# start of Data
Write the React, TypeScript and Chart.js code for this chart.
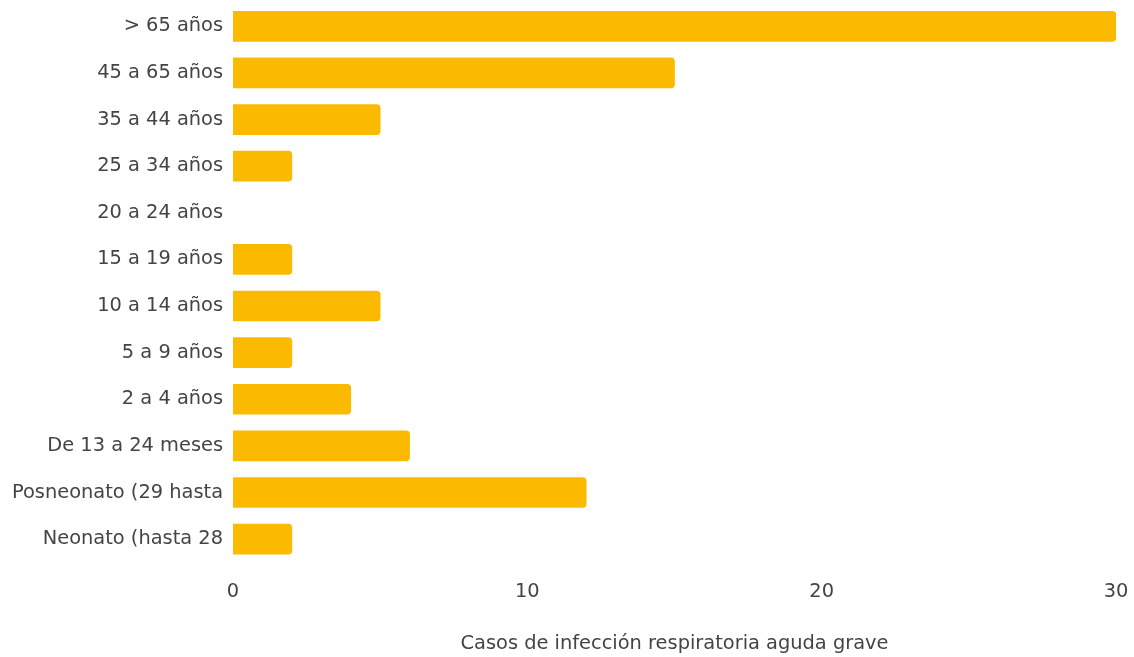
import React, { useEffect, useRef } from "react";
import { Chart, registerables } from "chart.js";

Chart.register(...registerables);

const categories = [
  "> 65 años",
  "45 a 65 años",
  "35 a 44 años",
  "25 a 34 años",
  "20 a 24 años",
  "15 a 19 años",
  "10 a 14 años",
  "5 a 9 años",
  "2 a 4 años",
  "De 13 a 24 meses",
  "Posneonato (29 hasta",
  "Neonato (hasta 28",
];
const casos = [30, 15, 5, 2, 0, 2, 5, 2, 4, 6, 12, 2];
const xTicks = [0, 10, 20, 30];
const xTitle = "Casos de infección respiratoria aguda grave";

export default function App() {
  const ref = useRef<HTMLCanvasElement | null>(null);
  useEffect(() => {
    if (!ref.current) return;
    const font = { family: "'DejaVu Sans', Verdana, sans-serif", size: 19.4 };
    const chart = new Chart(ref.current, {
      type: "bar",
      data: {
        labels: categories,
        datasets: [
          {
            data: casos,
            backgroundColor: (ctx: any) => (ctx.raw === 0 ? "rgba(0,0,0,0)" : "#FBBA00"),
            borderRadius: 4,
            borderSkipped: "start",
            barThickness: 30,
          },
        ],
      },
      options: {
        indexAxis: "y",
        animation: false,
        responsive: false,
        layout: { padding: { top: 3, right: 18, left: 2, bottom: 1 } },
        plugins: { legend: { display: false }, tooltip: { enabled: false } },
        scales: {
          x: {
            min: 0,
            max: 30,
            afterBuildTicks: (axis: any) => {
              axis.ticks = xTicks.map((v) => ({ value: v }));
            },
            afterFit: (scale: any) => {
              scale.paddingLeft = 0;
              scale.paddingRight = 0;
            },
            grid: { display: false, drawTicks: false },
            border: { display: false },
            ticks: { color: "#444", font, padding: 18 },
            title: { display: true, text: xTitle, color: "#444", font, padding: { top: 11, bottom: 0 } },
          },
          y: {
            afterFit: (scale: any) => {
              scale.paddingTop = 0;
              scale.paddingBottom = 0;
            },
            grid: { display: false, drawTicks: false },
            border: { display: false },
            ticks: { color: "#444", font, padding: 10, autoSkip: false },
          },
        },
      },
    });
    return () => chart.destroy();
  }, []);
  return (
    <div style={{ position: "absolute", left: 0, top: 0, width: 1134, height: 657 }}>
      <canvas ref={ref} width={1134} height={657} style={{ width: 1134, height: 657 }} />
    </div>
  );
}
# end of Data
Task to complete: Leave out the pictures. Transcribe only the lines above, from the first through the one that contains "de infección respiratoria".

Solution for this task:
Write the React, TypeScript and Chart.js code for this chart.
import React, { useEffect, useRef } from "react";
import { Chart, registerables } from "chart.js";

Chart.register(...registerables);

const categories = [
  "> 65 años",
  "45 a 65 años",
  "35 a 44 años",
  "25 a 34 años",
  "20 a 24 años",
  "15 a 19 años",
  "10 a 14 años",
  "5 a 9 años",
  "2 a 4 años",
  "De 13 a 24 meses",
  "Posneonato (29 hasta",
  "Neonato (hasta 28",
];
const casos = [30, 15, 5, 2, 0, 2, 5, 2, 4, 6, 12, 2];
const xTicks = [0, 10, 20, 30];
const xTitle = "Casos de infección respiratoria aguda grave";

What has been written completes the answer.